With a few changes, this feels, to me, somewhat like Tolkien's Smith of Wootton Major. It is from the first few pages of Arthur Machen's decadent novel The Hill of Dreams, which is an un-Tolkienian work.
Here's a passage from Machen's evolutionary horror story "The Black Seal":
"The next morning, when I awoke and looked out of the bow window of the big, old-fashioned bedroom, I saw under a grey sky a country that was still all mystery. The long, lovely valley, with the river winding in and out below, crossed in mid-vision by a medieval bridge of vaulted and buttressed stone, the clear presence of the rising ground beyond, and the woods that I had only seen in shadow the night before, seemed tinged with enchantment, and the soft breath of air that sighed in at the opened pane was like no other wind. I looked across the valley, and beyond, hill followed hill as wave on wave, and here a faint blue pillar of smoke rose still in the morning air from the chimney of an ancient grey farm-house, there was a rugged height crowned with dark firs, and in the distance I saw the white streak of a road that climbed and vanished into some unimagined country. But the boundary of all was a great wall of mountain, vast in the west, and ending like a fortress with a steep ascent and a domed tumulus clear against the sky."
That reminds me a bit of the House of Tom Bombadil and the Barrow-Downs, e.g. this excerpt: "Eastward the Barrowdowns rose, ridge behind ridge into the morning, and vanished out of eyesight into a guess: it was no more than a guess of blue and a remote white glimmer blending with the hem of the sky, but it spoke to them, out of memory and old tales, of the high and distant mountains."
Machen is not a very Tolkienian author. It's just, again, that numerous passages in Tolkien's fantasy seem to have an affinity with passages in other works, as I suggested in an earlier comment here.
@Dale - I don't really find it very similar to Tolkien, I'm afraid.
But there is a general flavour of the time - and it comes through in much 'neo-pagan' work of the late 19th early 20th century, that was concerned with countryside matters (perhaps the best example is Wind in the Willows - Kenneth Graeme also wrote Pagan Papers).
I would say that this prose has more of a Tolkien flavour
http://tinyurl.com/cskkvbf
in case the link doesn't work, this is from Charles Vince, Wayfarers in Arcady - the essay called The Two Valleys.
Lovely clean prose in my opinion, and terribly terribly sad, with the sadness of an upper middle class English man just after 1918 who has seen most of his friends killed and his world turned upside down.
Much like Tolkien.
Topics like this one elicit personal experience.
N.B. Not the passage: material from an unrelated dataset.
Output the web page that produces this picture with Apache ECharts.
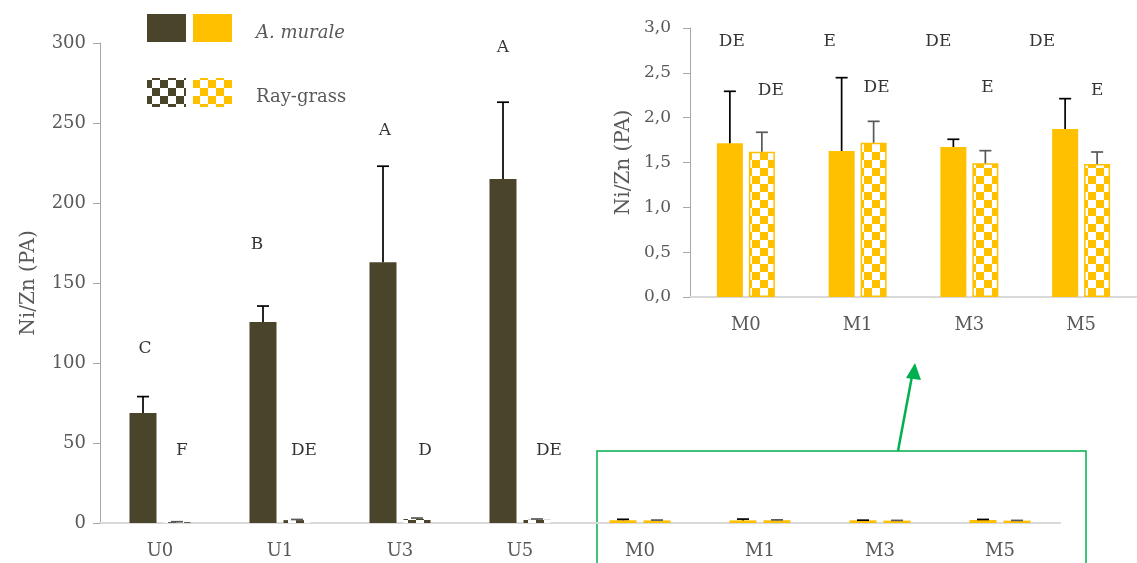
<!DOCTYPE html>
<html><head><meta charset="utf-8">
<script src="https://cdn.jsdelivr.net/npm/echarts@6/dist/echarts.min.js"></script>
<style>html,body{margin:0;padding:0;background:#fff}#c{width:1137px;height:563px}</style>
</head><body><div id="c"></div>
<script>
// ---------- data ----------
const categories = ['U0', 'U1', 'U3', 'U5', 'M0', 'M1', 'M3', 'M5'];
const insetCategories = ['M0', 'M1', 'M3', 'M5'];
const muraleMean = [68.7, 125.6, 163, 215, 1.714, 1.628, 1.673, 1.874];
const muraleErr  = [10.3, 10.0, 60, 48, 0.58, 0.818, 0.086, 0.338];
const rayMean    = [0.5, 1.8, 2.5, 2.0, 1.621, 1.721, 1.491, 1.483];
const rayErr     = [0.3, 0.4, 0.6, 0.5, 0.216, 0.238, 0.141, 0.134];
const mainTicks  = [0, 50, 100, 150, 200, 250, 300];
const insetTicks = [0, 0.5, 1, 1.5, 2, 2.5, 3];
const mainMuraleLetters = ['C', 'B', 'A', 'A'];
const mainMuraleLetterY = [109, 174, 245, 297];
const mainRayLetters    = ['F', 'DE', 'D', 'DE'];
const mainRayLetterY    = [45, 45, 45, 45];
const insetMuraleLetters = ['DE', 'E', 'DE', 'DE'];
const insetMuraleLetterY = [2.85, 2.85, 2.85, 2.85];
const insetRayLetters    = ['DE', 'DE', 'E', 'E'];
const insetRayLetterY    = [2.30, 2.33, 2.33, 2.30];
const legendNames = ['A. murale', 'Ray-grass'];

// ---------- styles ----------
const DARK = '#4a442a', YEL = '#ffc000', GREEN = '#00b050';
const FONT = 'DejaVu Serif', LBL = '#595959';
function checker(c) {
  const cv = document.createElement('canvas'); cv.width = 16; cv.height = 16;
  const g = cv.getContext('2d'); g.fillStyle = '#fff'; g.fillRect(0, 0, 16, 16);
  g.fillStyle = c; g.fillRect(0, 0, 8, 8); g.fillRect(8, 8, 8, 8);
  return { image: cv, repeat: 'repeat' };
}
const darkChk = checker(DARK), yelChk = checker(YEL);
const nU = 4;
const isU = i => i < nU;
const insetIdx = insetCategories.map(c => categories.indexOf(c));

function errSeries(name, xi, yi, means, errs, dx, color, cap) {
  return {
    type: 'custom', name, xAxisIndex: xi, yAxisIndex: yi, z: 5, silent: true,
    data: means.map((m, i) => [i, m, m + errs[i]]),
    renderItem(params, api) {
      const p0 = api.coord([api.value(0), api.value(1)]);
      const p1 = api.coord([api.value(0), api.value(2)]);
      const x = p0[0] + dx, st = { stroke: color, lineWidth: 1.7 };
      return { type: 'group', children: [
        { type: 'line', shape: { x1: x, y1: p0[1], x2: x, y2: p1[1] }, style: st },
        { type: 'line', shape: { x1: x - cap, y1: p1[1], x2: x + cap, y2: p1[1] }, style: st }
      ]};
    }
  };
}
function letterSeries(xi, yi, letters, ys, dxs) {
  return {
    type: 'scatter', xAxisIndex: xi, yAxisIndex: yi, symbolSize: 0, silent: true, z: 6,
    data: letters.map((t, i) => ({ value: [i, ys[i]], name: t,
      label: { offset: [dxs[i], 0] } })),
    label: { show: true, position: 'inside', formatter: p => p.name,
      fontFamily: FONT, fontSize: 17, color: '#000' }
  };
}

const insetMurale = insetIdx.map(i => muraleMean[i]);
const insetMuraleErr = insetIdx.map(i => muraleErr[i]);
const insetRay = insetIdx.map(i => rayMean[i]);
const insetRayErr = insetIdx.map(i => rayErr[i]);

const axisLabelStyle = { fontFamily: FONT, fontSize: 17, color: LBL };

const option = {
  animation: false,
  backgroundColor: '#fff',
  grid: [
    { left: 100, top: 43, width: 960, height: 480 },
    { left: 690, top: 28, width: 456, height: 269 }
  ],
  xAxis: [
    { type: 'category', gridIndex: 0, data: categories,
      axisLine: { lineStyle: { color: '#d9d9d9', width: 2 } }, axisTick: { show: false },
      axisLabel: Object.assign({}, axisLabelStyle, { margin: 19, fontSize: 18 }) },
    { type: 'category', gridIndex: 1, data: insetCategories,
      axisLine: { lineStyle: { color: '#d9d9d9', width: 2 } }, axisTick: { show: false },
      axisLabel: Object.assign({}, axisLabelStyle, { margin: 19, fontSize: 18 }) }
  ],
  yAxis: [
    { type: 'value', gridIndex: 0, min: mainTicks[0], max: mainTicks[mainTicks.length - 1],
      interval: mainTicks[1] - mainTicks[0],
      name: 'Ni/Zn (PA)', nameLocation: 'middle', nameGap: 61, nameRotate: 90,
      nameTextStyle: { fontFamily: FONT, fontSize: 20, color: LBL },
      axisLine: { show: true, lineStyle: { color: '#a6a6a6' } },
      axisTick: { show: true, length: 7, lineStyle: { color: '#a6a6a6' } },
      splitLine: { show: false },
      axisLabel: Object.assign({}, axisLabelStyle, { margin: 14, fontSize: 18 }) },
    { type: 'value', gridIndex: 1, min: insetTicks[0], max: insetTicks[insetTicks.length - 1],
      interval: insetTicks[1] - insetTicks[0],
      name: 'Ni/Zn (PA)', nameLocation: 'middle', nameGap: 56, nameRotate: 90,
      nameTextStyle: { fontFamily: FONT, fontSize: 20, color: LBL },
      axisLine: { show: true, lineStyle: { color: '#a6a6a6' } },
      axisTick: { show: true, length: 7, lineStyle: { color: '#a6a6a6' } },
      splitLine: { show: false },
      axisLabel: Object.assign({ margin: 19, formatter: v => v.toFixed(1).replace('.', ',') }, axisLabelStyle) }
  ],
  series: [
    { type: 'bar', name: legendNames[0], xAxisIndex: 0, yAxisIndex: 0, barWidth: 27, barGap: '26%',
      data: muraleMean.map((v, i) => ({ value: v, itemStyle: { color: isU(i) ? DARK : YEL } })) },
    { type: 'bar', name: legendNames[1], xAxisIndex: 0, yAxisIndex: 0, barWidth: 27,
      data: rayMean.map((v, i) => ({ value: v, itemStyle: isU(i) ? { color: darkChk } :
        { color: yelChk, borderColor: YEL, borderWidth: 1.5 } })) },
    errSeries('e1', 0, 0, muraleMean, muraleErr, -17, '#000', 6),
    errSeries('e2', 0, 0, rayMean, rayErr, 17, '#595959', 6),
    letterSeries(0, 0, mainMuraleLetters, mainMuraleLetterY, [-15, -23, -15, -17]),
    letterSeries(0, 0, mainRayLetters, mainRayLetterY, [22, 24, 25, 29]),

    { type: 'bar', name: legendNames[0] + ' inset', xAxisIndex: 1, yAxisIndex: 1, barWidth: 26, barGap: '23%',
      itemStyle: { color: YEL }, data: insetMurale },
    { type: 'bar', name: legendNames[1] + ' inset', xAxisIndex: 1, yAxisIndex: 1, barWidth: 26,
      itemStyle: { color: yelChk, borderColor: YEL, borderWidth: 1.5 }, data: insetRay },
    errSeries('e3', 1, 1, insetMurale, insetMuraleErr, -16, '#000', 6),
    errSeries('e4', 1, 1, insetRay, insetRayErr, 16, '#595959', 6),
    letterSeries(1, 1, insetMuraleLetters, insetMuraleLetterY, [-14, -28, -31, -39]),
    letterSeries(1, 1, insetRayLetters, insetRayLetterY, [25, 19, 18, 16])
  ],
  graphic: [
    { type: 'rect', shape: { x: 147, y: 14, width: 39, height: 28 }, style: { fill: DARK } },
    { type: 'rect', shape: { x: 193, y: 14, width: 39, height: 28 }, style: { fill: YEL } },
    { type: 'rect', shape: { x: 147, y: 78, width: 39, height: 29 }, style: { fill: darkChk } },
    { type: 'rect', shape: { x: 193, y: 78, width: 39, height: 29 }, style: { fill: yelChk } },
    { type: 'text', x: 256, y: 33, style: { text: legendNames[0], fontFamily: FONT, fontSize: 18,
      fontStyle: 'italic', fill: LBL, verticalAlign: 'middle' } },
    { type: 'text', x: 256, y: 97, style: { text: legendNames[1], fontFamily: FONT, fontSize: 18,
      fill: LBL, verticalAlign: 'middle' } },
    { type: 'rect', shape: { x: 597, y: 451, width: 489, height: 130 },
      style: { fill: 'none', stroke: GREEN, lineWidth: 1.5 } },
    { type: 'line', shape: { x1: 898, y1: 451, x2: 912, y2: 376 },
      style: { stroke: GREEN, lineWidth: 2.5 } },
    { type: 'polygon', shape: { points: [[915, 363], [906, 378], [921, 380]] },
      style: { fill: GREEN } }
  ]
};
const chart = echarts.init(document.getElementById('c'), null, { renderer: 'canvas' });
chart.setOption(option);
</script>
</body></html>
Tolkien and Machen seem to me to have affected my imaginative awareness of the natural world more than any other authors. I began reading Tolkien when I was 11 years old and Machen at about 14 (I believe), and at that age poetry and poetic prose can, perhaps, exercise more of a sway over one's imaginative development than when one is an adult. Very well, these two authors seem to have affected me profoundly: what is it that they have in common that reached me? It seems to have been something like the haunting effect of landscape and sky and few dwellings, a sense of distances, of an unspecifiable expectancy, a removal from the mechanized and rationalized, etc.
But I am not trying to persuade anyone to read Machen. There is probably no author about whom I am more conflicted. Some of his writing got under my skin and retains its attraction, and on the other hand I think he was badly damaged by his self-pity, his rebellion against "Victorian convention," his obdurate antipathy to Protestantism, and so on. So while I read something or other by him every year, I don't own any of his books (any more!).
Not "post" Tolkien, but I think the Icelandic Sagas are very much *like* Tolkien. I'm sure Tolkien was familiar with, and influenced by, the Sagas, no?
@TS - Yes, Tolkien was expert in Old Norse, and got to know CS Lewis at a 'Coalbiters' club he formed to teach the language to other Oxford academics.
The sagas are like the Silmarillion annals, for sure - but not like the Hobbit/ LotR - except in a few scattered passages (e.g. the debate between Thorin and Bard at the gates of the Lonely Mountain).
I would suggest William Morris - such books as "The Well at the World's End" or "The Glittering Plain"; they quite clearly influenced Tolkien, but they are certainly not as good - his style is a bit stiff, too artificially archaic.
If you do not like Eddison, who was a much better stylist, it is possible that you will not be able to read Morris.
@b - as a result of reading Tolkien I did in fact read Morris as a teenager - but it was the Dream of John Ball, and News from Nowhere that I liked.
I havent read many books though much of what I read falls in this genre that is just because LOTR is my first book in this genre. From then I have been frantically searching for books that make feel the same as how felt for LOTR. The deep longing once the book gets completed, making us think that though there is so much and more to know that we are denied all that glorious past though all the while reading the book hoping for that glorious past to repeat. Yes I agree with what the first commenter had said.
So from the books I have read I could only pick up 'Tad williams, Memory, Sorrow and Thorn' The same longing much of 80% we experience even in this book, though the book not in any way closer to LOTR in its setting and complexity.